The UAE accounts for 4.5 per cent of the global oil output and holds the current presidency of OPEC. Along with Saudi Arabia and allies including Russia, the Emirates agreed to bring 1 million bpd back onto the markets from July 1, reversing an earlier pact to cut production to bolster prices. The OPEC+ group did not reveal by how much each county would raise output, although Saudi Arabia and Russia are widely expected to shoulder much of the increase.

UAE Energy Minister Suhail Al Mazrouei also on Tuesday said the group, which achieved high compliance levels during its nearly 18-month output restrictions pact will seek to maintain “overall conformity levels” for the remainder of the year.

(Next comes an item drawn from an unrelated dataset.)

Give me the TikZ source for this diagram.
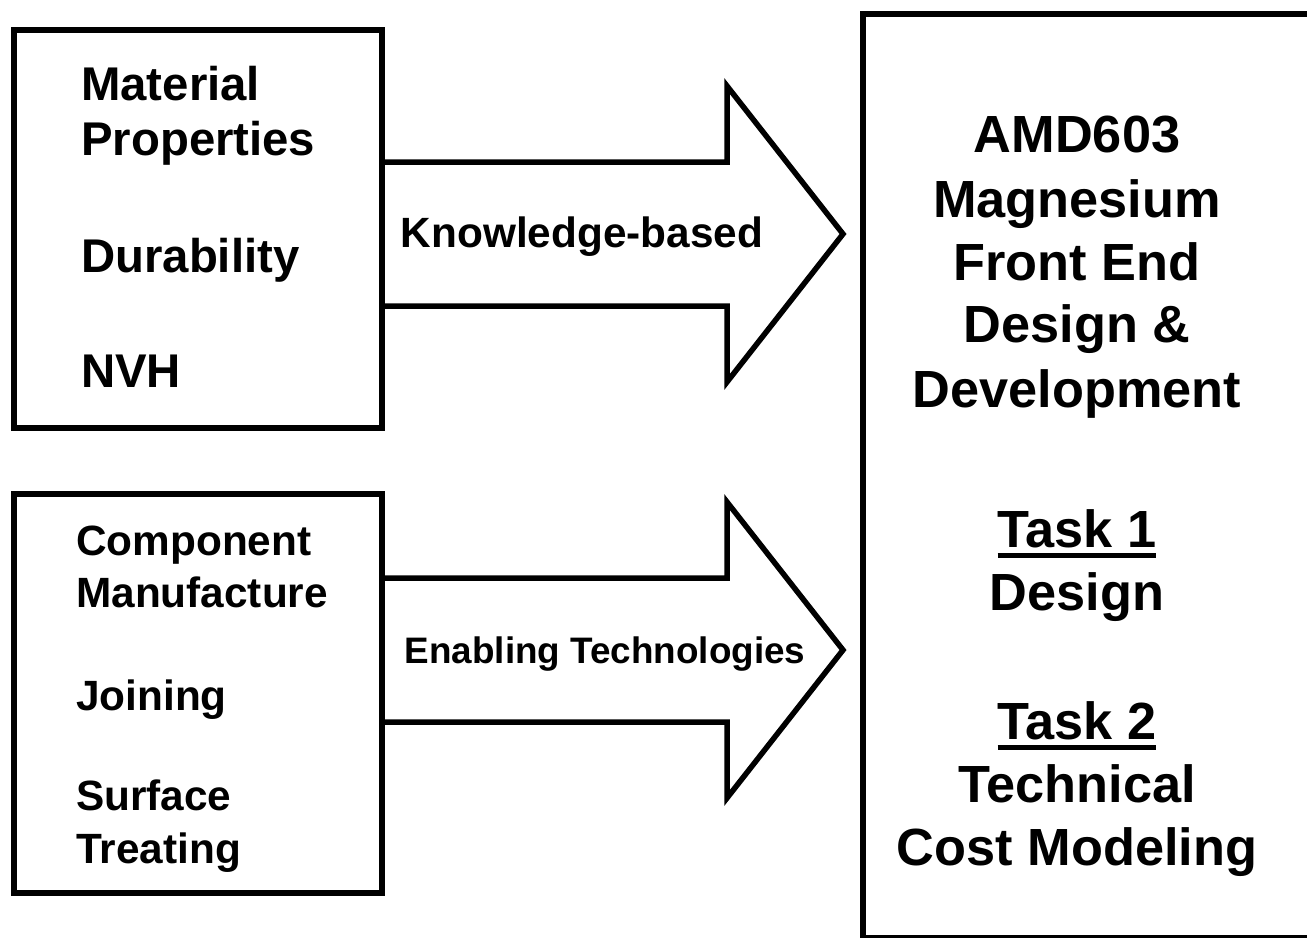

The UAE, which produces much of its crude from assets managed by state-owned ADNOC, will also look to mitigate any shortages this year, he added.

 “Opec will, from July 1, strive to adhere to the overall conformity levels for the remaining duration of the Declaration of Cooperation,” he said, referring to the agreement endorsed by Saudi and Russia and allies to restrict production towards the end of 2016.

“OPEC and non-OPEC countries participating in the Declaration of Cooperation remain unwavering in their commitment to contribute to market stability, in the interests of producers, consumers and the global economy,” Mr Al Mazrouei added.

Russia, which is the biggest sovereign producer of crude outside of OPEC, as well as Saudi Arabia and allies in the producers’ group, will look to cement their market-balancing pact into a stronger “super club” by the end of the year.

The ADNOC and Energy Minister's statements come after OPEC came under pressure from the US President Donald Trump to moderate prices, which rose to three-year highs earlier this year to suit the US driving season.

Mr Trump, who has repeatedly lashed out against the exporter group, accusing them of manipulating prices, tweeted on Saturday that Saudi Arabia would bring around 2 million bpd back on to the market to help lower prices, although the White House later rowed back on that.

A low oil price environment would suit US domestic politics, as the country prepares to vote on midterm elections in November. Oil prices rose to nearly $80 per barrel last month, buoyed by earlier OPEC curbs as well as declines from Venezuela and Libya and prospects of Iranian barrels slipping from the market in the event of US sanctions against the country.

Adding to concerns of higher oil prices and a possible supply shock was the closure of two Libyan ports on Monday. The price of Brent traded at $78.11 per barrel at 3.30pm Dubai time on Tuesday, while WTI was at $74.81 per barrel.